▶ **Work instructions**: Gather, from the data below, each line in which the word "this" occurs.

----

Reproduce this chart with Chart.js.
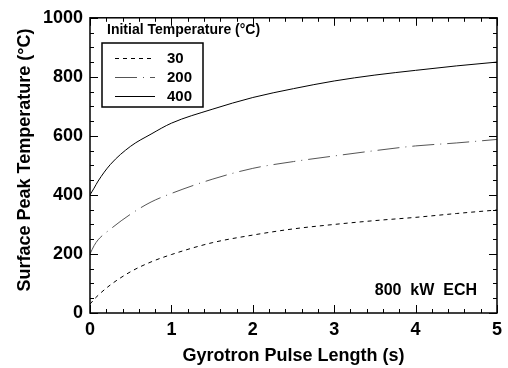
<!DOCTYPE html>
<html>
<head>
<meta charset="utf-8">
<script src="https://cdn.jsdelivr.net/npm/chart.js@4"></script>
<style>
  html, body { margin: 0; padding: 0; background: #fff; }
  #wrap { width: 508px; height: 368px; position: relative; }
</style>
</head>
<body>
<div id="wrap"><canvas id="chart"></canvas></div>
<script>
// valores
const pulseLength = [0, 0.05, 0.1, 0.25, 0.5, 0.75, 1, 1.5, 2, 2.5, 3, 3.5, 4, 4.5, 5];
const temp30  = [30, 46, 60, 95, 140, 173, 198, 238, 264, 285, 300, 313, 324, 337, 349];
const temp200 = [200, 228, 248, 284, 335, 376, 405, 453, 490, 513, 532, 550, 566, 576, 588];
const temp400 = [400, 423, 447, 503, 565, 606, 643, 690, 730, 760, 786, 806, 822, 837, 850];
const seriesLabels = ['30', '200', '400'];
const xTicks = [0, 1, 2, 3, 4, 5];
const yTicks = [0, 200, 400, 600, 800, 1000];

const FONT = "'Liberation Sans', Arial, Helvetica, sans-serif";
Chart.defaults.color = '#000';
Chart.defaults.font.family = FONT;

const toPoints = (arr) => pulseLength.map((x, i) => ({ x, y: arr[i] }));

const dashes = [[4, 4], [22, 6, 1, 6], []];
const lineColors = ['#000', '#555', '#000'];

const data = {
    datasets: [temp30, temp200, temp400].map((arr, i) => ({
        label: seriesLabels[i],
        data: toPoints(arr),
        borderColor: lineColors[i],
        borderWidth: 1,
        borderDash: dashes[i],
        pointRadius: 0,
        fill: false,
        cubicInterpolationMode: 'monotone'
    }))
};

// moldura, marcas internas, legenda e anotação
const framePlugin = {
    id: 'frame',
    afterDraw(chart) {
        const { ctx, chartArea: a, scales: { x, y } } = chart;
        ctx.save();
        ctx.strokeStyle = '#000';
        ctx.lineWidth = 1.5;
        ctx.strokeRect(a.left, a.top, a.right - a.left, a.bottom - a.top);

        ctx.lineWidth = 1;
        ctx.beginPath();
        for (let v = 0; v <= 5.0001; v += 0.2) {
            const px = Math.round(x.getPixelForValue(v)) + 0.5;
            const len = Math.abs(v - Math.round(v)) < 1e-6 ? 8 : 4;
            ctx.moveTo(px, a.bottom); ctx.lineTo(px, a.bottom - len);
            ctx.moveTo(px, a.top); ctx.lineTo(px, a.top + len);
        }
        for (let v = 0; v <= 1000; v += 50) {
            const py = Math.round(y.getPixelForValue(v)) + 0.5;
            const len = v % 200 === 0 ? 8 : 4;
            ctx.moveTo(a.left, py); ctx.lineTo(a.left + len, py);
            ctx.moveTo(a.right, py); ctx.lineTo(a.right - len, py);
        }
        ctx.stroke();

        ctx.fillStyle = '#000';
        ctx.textBaseline = 'middle';

        // título do eixo y
        ctx.save();
        ctx.translate(25, 160);
        ctx.rotate(-Math.PI / 2);
        ctx.textAlign = 'center';
        ctx.font = 'bold 18px ' + FONT;
        ctx.fillText('Surface Peak Temperature (°C)', 0, 0);
        ctx.restore();

        // legenda
        ctx.font = 'bold 14px ' + FONT;
        ctx.textAlign = 'left';
        ctx.fillText('Initial Temperature (°C)', 107, 30);
        ctx.lineWidth = 1.5;
        ctx.strokeRect(102, 43, 101, 64);
        const rows = [58, 77, 96];
        ctx.font = 'bold 15px ' + FONT;
        chart.data.datasets.forEach((ds, i) => {
            ctx.save();
            ctx.lineWidth = 1;
            ctx.strokeStyle = ds.borderColor;
            ctx.setLineDash(ds.borderDash);
            ctx.beginPath();
            ctx.moveTo(115, rows[i] + 0.5);
            ctx.lineTo(155, rows[i] + 0.5);
            ctx.stroke();
            ctx.restore();
            ctx.fillText(ds.label, 167, rows[i] + 1);
        });

        ctx.font = 'bold 16px ' + FONT;
        ctx.textAlign = 'right';
        ctx.fillText('800  kW  ECH', 477, 291);
        ctx.restore();
    }
};

new Chart(document.getElementById('chart'), {
    type: 'line',
    data,
    options: {
        responsive: true,
        maintainAspectRatio: false,
        animation: false,
        layout: { padding: { left: 0, top: 17, right: 5, bottom: 0 } },
        plugins: { legend: { display: false }, tooltip: { enabled: false } },
        scales: {
            x: {
                type: 'linear',
                min: 0,
                max: 5,
                afterFit: (s) => { s.height = 55; },
                afterBuildTicks: (s) => { s.ticks = xTicks.map(v => ({ value: v })); },
                grid: { display: false, drawTicks: false },
                border: { display: false },
                ticks: { padding: 6, font: { size: 18, weight: 'bold' } },
                title: {
                    display: true,
                    text: 'Gyrotron Pulse Length (s)',
                    font: { size: 18, weight: 'bold' },
                    padding: { top: 0, bottom: 1 }
                }
            },
            y: {
                min: 0,
                max: 1000,
                afterFit: (s) => { s.width = 90; },
                afterBuildTicks: (s) => { s.ticks = yTicks.map(v => ({ value: v })); },
                grid: { display: false, drawTicks: false },
                border: { display: false },
                ticks: {
                    padding: 7,
                    font: { size: 18, weight: 'bold' },
                    callback: (v) => String(v)
                }
            }
        }
    },
    plugins: [framePlugin]
});
</script>
</body>
</html>
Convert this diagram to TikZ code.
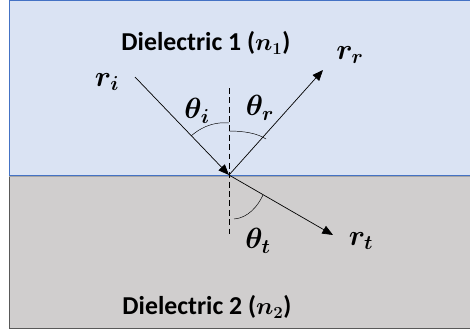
\documentclass[tikz,border=0pt]{standalone}
\usepackage{fontspec}
\usepackage{amsmath,bm}
\setmainfont{Carlito}
\usetikzlibrary{arrows.meta}
\definecolor{diefill}{RGB}{218,227,243}
\definecolor{dieedge}{RGB}{68,114,196}
\definecolor{subfill}{RGB}{208,206,206}
\definecolor{subedge}{RGB}{89,89,89}

\begin{document}
\begin{tikzpicture}[
    x=0.03cm,y=-0.03cm,
    medium/.style={font=\fontsize{22}{24}\selectfont\bfseries\boldmath},
    sym/.style={font=\fontsize{25}{27}\selectfont\boldmath},
    ray/.style={-{Triangle[length=3.2mm,width=2.6mm]},semithick},
    normal/.style={dashed,thick,dash pattern=on 5pt off 3pt},
    anglearc/.style={thin}
  ]
    \useasboundingbox (0,0) rectangle (470,331);
    % media
    \fill[subfill] (9,175.5) rectangle (472,328);
    \draw[subedge,thick] (472,328) -- (9,328) -- (9,175.5);
    \fill[diefill] (9,0.5) rectangle (472,175.5);
    \draw[dieedge,thick] (472,0.5) -- (9,0.5) -- (9,175.5) -- (472,175.5);
    \draw[gray!70,thick] (9,176.6) -- (472,176.6);

    \coordinate (hit) at (229,175);
    \coordinate (nTop) at (229,88);
    \coordinate (nBot) at (229,234);
    \coordinate (src) at (135,77);
    \coordinate (refl) at (323,70);
    \coordinate (trans) at (333,235);

    % normal and rays
    \draw[normal] (nTop) -- (nBot);
    \draw[ray] (src) -- (hit);
    \draw[ray] (hit) -- (refl);
    \draw[ray] (hit) -- (trans);

    % angles
    \draw[anglearc] (191,136) .. controls (205,124) and (218,122) .. (229,123);
    \draw[anglearc] (229,131) .. controls (243,131) and (257,133) .. (266,139);
    \draw[anglearc] (234,219) .. controls (248,218) and (258,206) .. (263,195);

    % labels
    \node[medium] (d1) at (206,43) {Dielectric 1 ($n_1$)};
    \node[medium] (d2) at (207,307) {Dielectric 2 ($n_2$)};
    \node[sym] (ri) at (107,82) {$r_i$};
    \node[sym] (rr) at (350,55) {$r_r$};
    \node[sym] (rt) at (361,241) {$r_t$};
    \node[sym] (ti) at (197,111) {$\theta_i$};
    \node[sym] (tr) at (260,108) {$\theta_r$};
    \node[sym] (tt) at (258,241) {$\theta_t$};
  \end{tikzpicture}
\end{document}
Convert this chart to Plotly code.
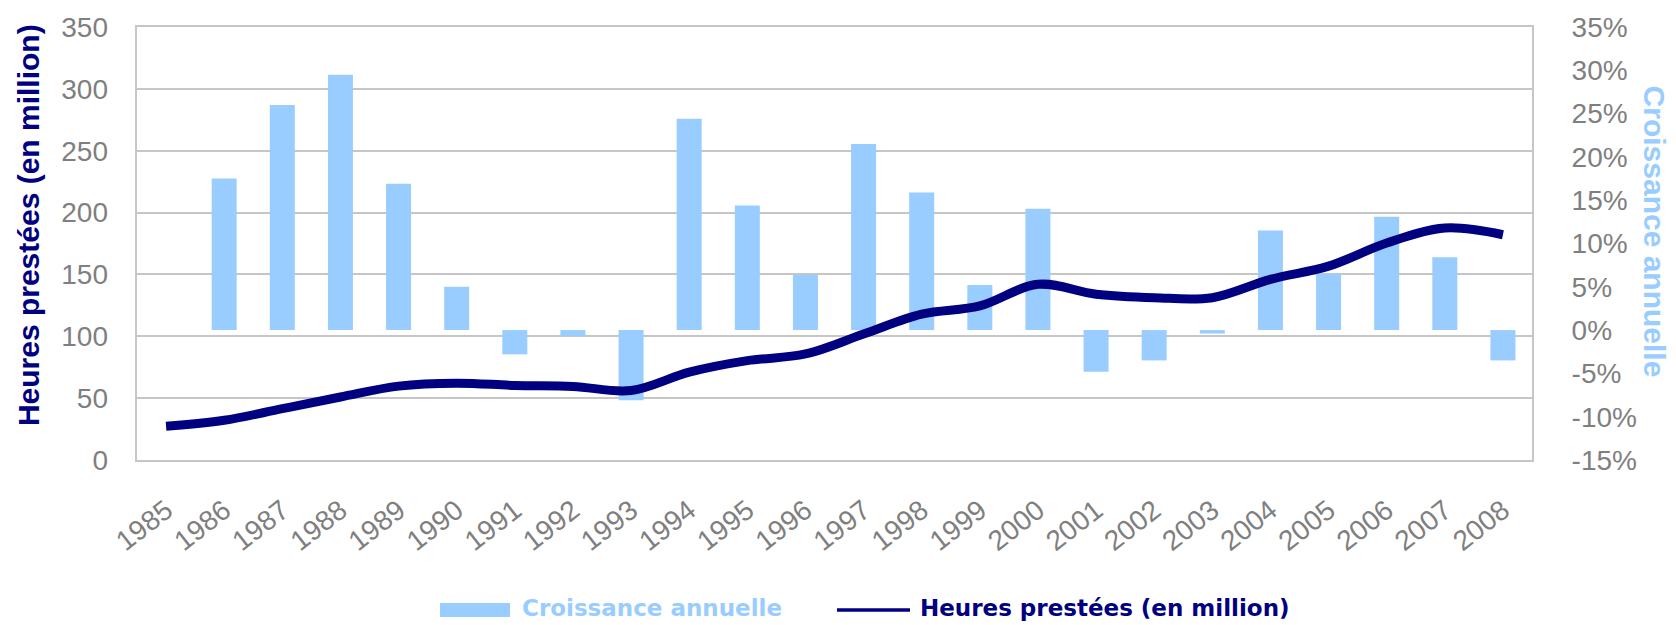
import plotly.graph_objects as go

# ---- data ----
years = [str(y) for y in range(1985, 2009)]
hours = [27.3, 32.1, 41.5, 50.9, 59.7, 62.1, 60.3, 59.5, 56.2, 71.0, 80.3, 85.7,
         101.8, 117.9, 124.5, 142.0, 134.0, 131.2, 131.2, 146.0, 156.7, 175.4, 187.5, 182.1]
growth = [None, 17.5, 26.0, 29.5, 16.9, 5.0, -2.8, -0.7, -8.1, 24.4, 14.4, 6.4,
          21.5, 15.9, 5.2, 14.0, -4.8, -3.5, -0.4, 11.5, 6.5, 13.1, 8.4, -3.5]
hours_ticks = list(range(0, 351, 50))
growth_ticks = list(range(-15, 36, 5))

name_growth = "Croissance annuelle"
name_hours = "Heures prestées (en million)"

BAR = "#99CCFF"
NAVY = "#000080"
GRID = "#C6C6C6"
TICK = "#7F7F7F"

W, H = 1676, 625
L, R, T, B = 137, 144, 24, 165
pw, ph = W - L - R, H - T - B


def px(x):
    return (x - L) / pw


def py(y):
    return (H - B - y) / ph


fig = go.Figure()
fig.add_trace(go.Bar(x=years, y=growth, name=name_growth, marker_color=BAR,
                     marker_line_width=0, width=0.43, yaxis="y", showlegend=False))
fig.add_trace(go.Scatter(x=years, y=hours, name=name_hours, mode="lines",
                         line=dict(color=NAVY, width=9, shape="spline", smoothing=1),
                         yaxis="y2", showlegend=False))

tickfont = dict(family="Liberation Sans, Arial, sans-serif", size=28, color=TICK)

fig.update_layout(
    width=W, height=H, autosize=False,
    margin=dict(l=L, r=R, t=T, b=B, pad=0),
    paper_bgcolor="white", plot_bgcolor="white",
    xaxis=dict(type="category", tickangle=-38, tickfont=tickfont, showgrid=False,
               showline=True, linecolor=GRID, linewidth=2, mirror=True,
               ticks="", ticklabelstandoff=21),
    yaxis=dict(side="right", range=[-15, 35], tickvals=growth_ticks,
               ticktext=[f"{v}%" for v in growth_ticks], tickfont=tickfont,
               showgrid=False, zeroline=False, showline=True, linecolor=GRID,
               linewidth=2, mirror=True, ticks="", ticklabelstandoff=32),
    yaxis2=dict(side="left", overlaying="y", range=[0, 350], tickvals=hours_ticks,
                tickfont=tickfont, showgrid=True, gridcolor=GRID, gridwidth=2,
                zeroline=False, showline=False, ticks="", ticklabelstandoff=28),
    bargap=0.57,
)

# axis titles
fig.add_annotation(text=name_hours, xref="paper", yref="paper", x=px(28.5), y=py(224),
                   textangle=-90, showarrow=False, xanchor="center", yanchor="middle",
                   font=dict(family="Liberation Sans, Arial, sans-serif", size=30,
                             color=NAVY, weight="bold"))
fig.add_annotation(text=name_growth, xref="paper", yref="paper", x=px(1654), y=py(230),
                   textangle=90, showarrow=False, xanchor="center", yanchor="middle",
                   font=dict(family="Liberation Sans, Arial, sans-serif", size=30,
                             color=BAR, weight="bold"))

# legend (bottom)
legfont = dict(family="DejaVu Sans, sans-serif", size=23, weight="bold")
fig.add_shape(type="rect", xref="paper", yref="paper", x0=px(440), x1=px(510),
              y0=py(618), y1=py(604), fillcolor=BAR, line_width=0)
fig.add_annotation(text=name_growth, xref="paper", yref="paper", x=px(521), y=py(609),
                   showarrow=False, xanchor="left", yanchor="middle", borderpad=0,
                   font=dict(color=BAR, **legfont))
fig.add_shape(type="line", xref="paper", yref="paper", x0=px(837), x1=px(910),
              y0=py(611), y1=py(611), line=dict(color=NAVY, width=3.5))
fig.add_annotation(text=name_hours, xref="paper", yref="paper", x=px(919), y=py(609),
                   showarrow=False, xanchor="left", yanchor="middle", borderpad=0,
                   font=dict(color=NAVY, **legfont))

fig.write_html("out.html", config={"displayModeBar": False},
               post_script="document.body.style.margin='0';")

----

▶ **Response to the task**:
Reproduce this chart with Chart.js.
Convert this diagram to TikZ code.
Convert this chart to Plotly code.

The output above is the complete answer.